Sejak 21 Mei 2024, panel surya atau solar cell di SMKN 54 Jakarta dilaunching sebagai pilot project CSR PT Paiton Energy dengan benang merah program “solar school”.

Panel surya tersebut mampu menghasilkan daya listrik hingga 10 ribu watt. Namun, rata-rata daya listrik harian yang dihasilkan di angka 8 ribu. Sedangkan jika cuaca mendung, panel surya hanya mampu menghasilkan daya listrik 10 persen atau 1 ribu watt saja.

PANTAU: Daya listrik yang dihasilkan panel surya dapat dipantau secara realtime melalui aplikasi.

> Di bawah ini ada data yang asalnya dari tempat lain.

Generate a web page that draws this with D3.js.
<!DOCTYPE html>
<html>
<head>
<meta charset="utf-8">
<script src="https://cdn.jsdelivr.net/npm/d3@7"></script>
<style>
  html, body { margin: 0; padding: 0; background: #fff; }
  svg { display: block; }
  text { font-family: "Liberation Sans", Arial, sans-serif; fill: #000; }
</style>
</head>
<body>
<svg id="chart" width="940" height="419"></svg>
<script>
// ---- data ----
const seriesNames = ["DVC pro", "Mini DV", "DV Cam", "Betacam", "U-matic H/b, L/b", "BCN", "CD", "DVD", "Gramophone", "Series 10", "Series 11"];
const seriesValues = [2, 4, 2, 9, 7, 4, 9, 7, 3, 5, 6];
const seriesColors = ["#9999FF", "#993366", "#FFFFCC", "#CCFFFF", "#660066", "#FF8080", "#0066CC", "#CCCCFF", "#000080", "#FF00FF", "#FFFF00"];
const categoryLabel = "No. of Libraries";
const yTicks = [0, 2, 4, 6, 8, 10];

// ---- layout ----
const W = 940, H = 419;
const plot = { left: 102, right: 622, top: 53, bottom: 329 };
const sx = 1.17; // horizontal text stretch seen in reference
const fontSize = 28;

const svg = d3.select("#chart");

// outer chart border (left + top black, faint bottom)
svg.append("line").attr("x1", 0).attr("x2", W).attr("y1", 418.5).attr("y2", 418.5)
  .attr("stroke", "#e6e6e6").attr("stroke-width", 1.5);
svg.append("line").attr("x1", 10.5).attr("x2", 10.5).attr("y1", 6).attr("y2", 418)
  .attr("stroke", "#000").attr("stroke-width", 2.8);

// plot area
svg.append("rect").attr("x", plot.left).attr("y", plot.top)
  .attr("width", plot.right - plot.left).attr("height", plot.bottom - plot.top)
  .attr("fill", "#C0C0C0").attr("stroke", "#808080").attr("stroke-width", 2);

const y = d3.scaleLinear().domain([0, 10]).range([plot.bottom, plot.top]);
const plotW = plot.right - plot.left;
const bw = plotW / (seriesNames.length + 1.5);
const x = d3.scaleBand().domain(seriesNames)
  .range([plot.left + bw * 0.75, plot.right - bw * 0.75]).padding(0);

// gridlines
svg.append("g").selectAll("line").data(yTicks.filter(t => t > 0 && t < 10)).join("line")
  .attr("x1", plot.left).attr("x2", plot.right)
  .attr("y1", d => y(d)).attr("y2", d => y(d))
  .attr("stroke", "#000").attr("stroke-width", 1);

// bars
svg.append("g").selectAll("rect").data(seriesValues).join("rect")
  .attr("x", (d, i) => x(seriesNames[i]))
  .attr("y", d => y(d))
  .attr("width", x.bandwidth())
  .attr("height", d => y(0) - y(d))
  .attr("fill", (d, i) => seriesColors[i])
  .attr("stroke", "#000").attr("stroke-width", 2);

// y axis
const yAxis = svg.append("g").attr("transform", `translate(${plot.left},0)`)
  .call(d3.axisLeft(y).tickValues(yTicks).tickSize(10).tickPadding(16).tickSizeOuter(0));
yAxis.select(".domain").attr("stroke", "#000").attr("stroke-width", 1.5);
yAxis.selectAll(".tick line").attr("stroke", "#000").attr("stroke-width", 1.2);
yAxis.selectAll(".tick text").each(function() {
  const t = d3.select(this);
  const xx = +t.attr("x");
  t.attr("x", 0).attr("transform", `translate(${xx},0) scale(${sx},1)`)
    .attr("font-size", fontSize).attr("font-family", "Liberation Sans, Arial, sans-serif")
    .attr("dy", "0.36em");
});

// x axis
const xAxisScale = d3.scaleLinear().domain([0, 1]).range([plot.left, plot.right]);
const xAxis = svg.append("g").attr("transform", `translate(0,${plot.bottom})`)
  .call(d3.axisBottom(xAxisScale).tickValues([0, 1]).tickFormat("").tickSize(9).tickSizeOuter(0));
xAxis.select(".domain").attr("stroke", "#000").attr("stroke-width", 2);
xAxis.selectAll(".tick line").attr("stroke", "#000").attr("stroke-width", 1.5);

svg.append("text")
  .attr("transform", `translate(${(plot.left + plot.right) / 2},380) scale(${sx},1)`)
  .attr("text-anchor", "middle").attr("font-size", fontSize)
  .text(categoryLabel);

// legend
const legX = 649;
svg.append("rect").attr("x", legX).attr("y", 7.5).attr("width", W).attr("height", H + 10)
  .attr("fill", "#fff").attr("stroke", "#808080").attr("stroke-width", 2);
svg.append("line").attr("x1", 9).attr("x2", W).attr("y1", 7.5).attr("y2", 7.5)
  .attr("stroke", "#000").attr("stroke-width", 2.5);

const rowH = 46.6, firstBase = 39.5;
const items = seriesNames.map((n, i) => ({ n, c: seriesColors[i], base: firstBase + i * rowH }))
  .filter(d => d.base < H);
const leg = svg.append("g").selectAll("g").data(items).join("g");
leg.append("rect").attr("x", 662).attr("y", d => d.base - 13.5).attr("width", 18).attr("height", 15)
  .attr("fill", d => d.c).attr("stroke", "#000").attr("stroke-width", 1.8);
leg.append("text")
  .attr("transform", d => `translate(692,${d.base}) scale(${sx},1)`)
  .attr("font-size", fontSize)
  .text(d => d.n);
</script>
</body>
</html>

SMKN 54 yang terletak di Jl Bendungan Jago, Kemayoran, Jakarta Pusat, memiliki sekitar 900 siswa dengan 24 rombongan belajar (rombel). Kebutuhan listrik di sekolah ini rata-rata mencapai 50-60 ribu watt per hari. Dengan kebutuhan listrik harian sebesar itu, SMKN 54 mengeluarkan alokasi anggaran rata-rata Rp 15 juta per bulan untuk bayar listrik yang disediakan PLN.

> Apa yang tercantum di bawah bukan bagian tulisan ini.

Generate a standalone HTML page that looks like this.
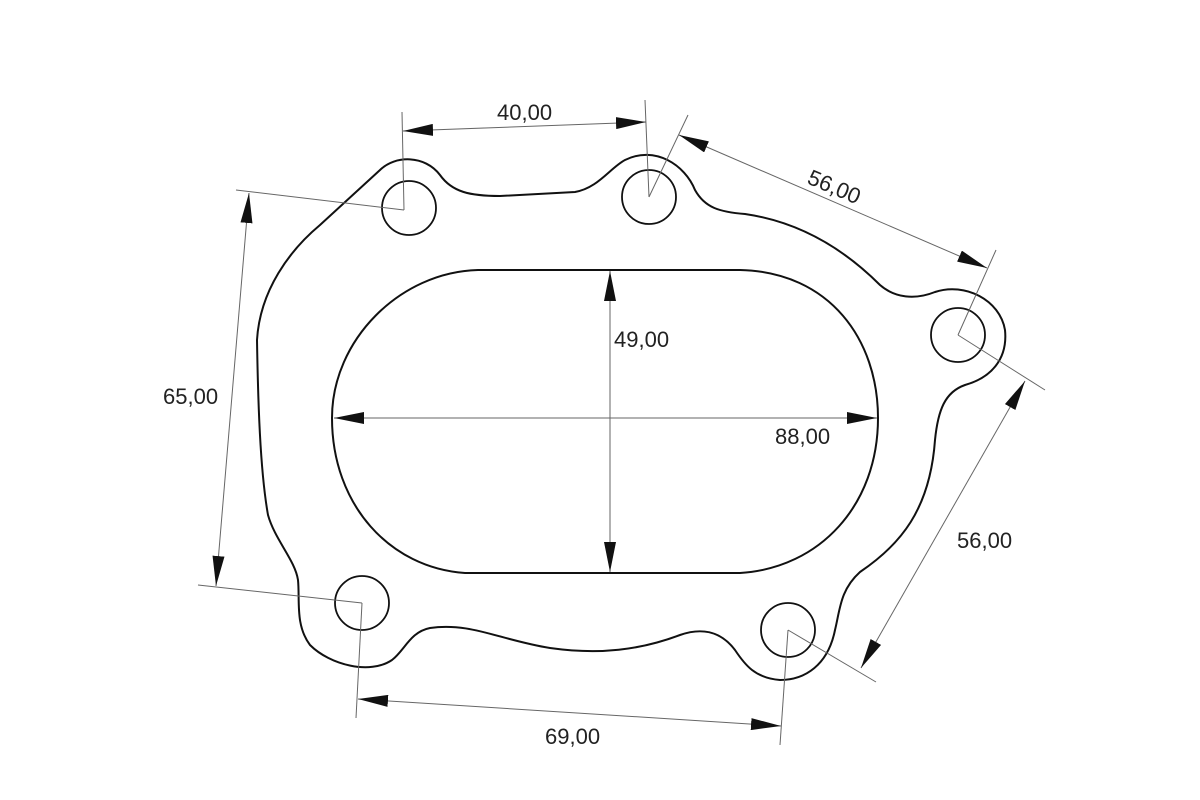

Setelah memiliki panel surya dari CSR Paiton Energy, ada 8-10 ribu watt listrik “gratis” yang disumbangkan untuk kebutuhan listrik harian di SMKN 54. Maka, beban bayar listrik bulanannya pun jadi berkurang, menjadi Rp 12-13 juta per bulan.

Kepala SMKN 54 Jakarta Hamidah Nasir pun berterima kasih, karena sekolah yang dipimpinnya ini dipilih oleh PT Paiton Energy sebagai pilot project PLTS di lingkungan sekolah. Faktor pertama yang menurut Hamidah patut disyukuri ialah dampak penghematan. “PLTS ini sedikit banyak, telah mengurangi pembiayaan (listrik, red) kami,” katanya saat menerima kunjungan “Journalist Visit – Program CSR Paiton Energy”, Senin (9/12/2024) pagi.

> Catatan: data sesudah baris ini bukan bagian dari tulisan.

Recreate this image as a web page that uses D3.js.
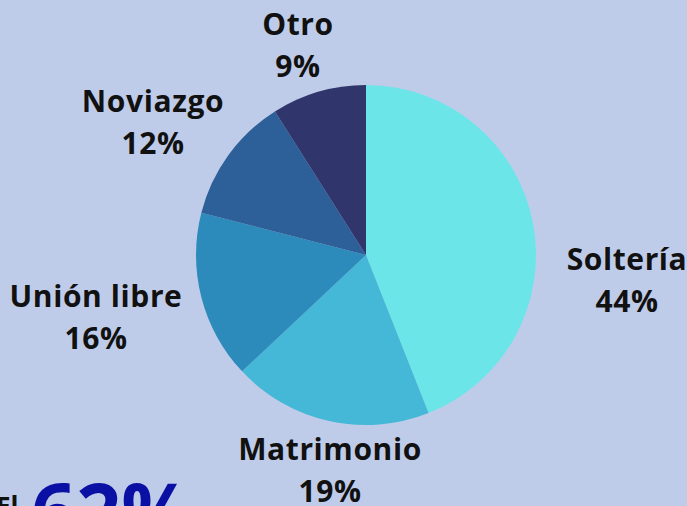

Faktor berikutnya yang disebutkan Hamidah Nasir, adanya CSR dari Paiton Energy ini memacu semangat guru dan murid SMKN 54 untuk berinovasi dalam hal renewable energy. Khususnya solar cell yang memanfaatkan cahaya matahari sebagai sumber energi. “Alhamdulillah, telah melahirkan banyak temuan berupa alat (yang menggunakan solar cell sebagai sumber energi, red) yang sudah kita patenkan,” ujar perempuan berhijab itu. 

Kepada tadatodays.com, Hamidah merinci ada tiga penjurusan di SMKN 54. Masing-masing ialah Teknik Pendingin dan Tata Udara (TPTU), Teknik Kendaraan Ringan Otomotif, dan Teknik Komputer Jaringan.

Menurut Hamidah, solar cell dari CSR Paiton Energy ini sangat relate dengan para pelajarnya di jurusan TPTU. Ia menyebut CSR Paiton Energy ini sangat memotivasi anak-anak didiknya untuk berkreativitas. Bahkan sampai lahir Sanggar Konversi Energi (Sanggar Sinergi) di SMKN 54. “Kami ingin, melalui berbagai peralatan yang telah berhasil diciptakan, mampu meneruskan menjadi tangannya Paiton (Paiton Energy, red), menjadi berguna untuk masyarakat,” tutur Hamidah. 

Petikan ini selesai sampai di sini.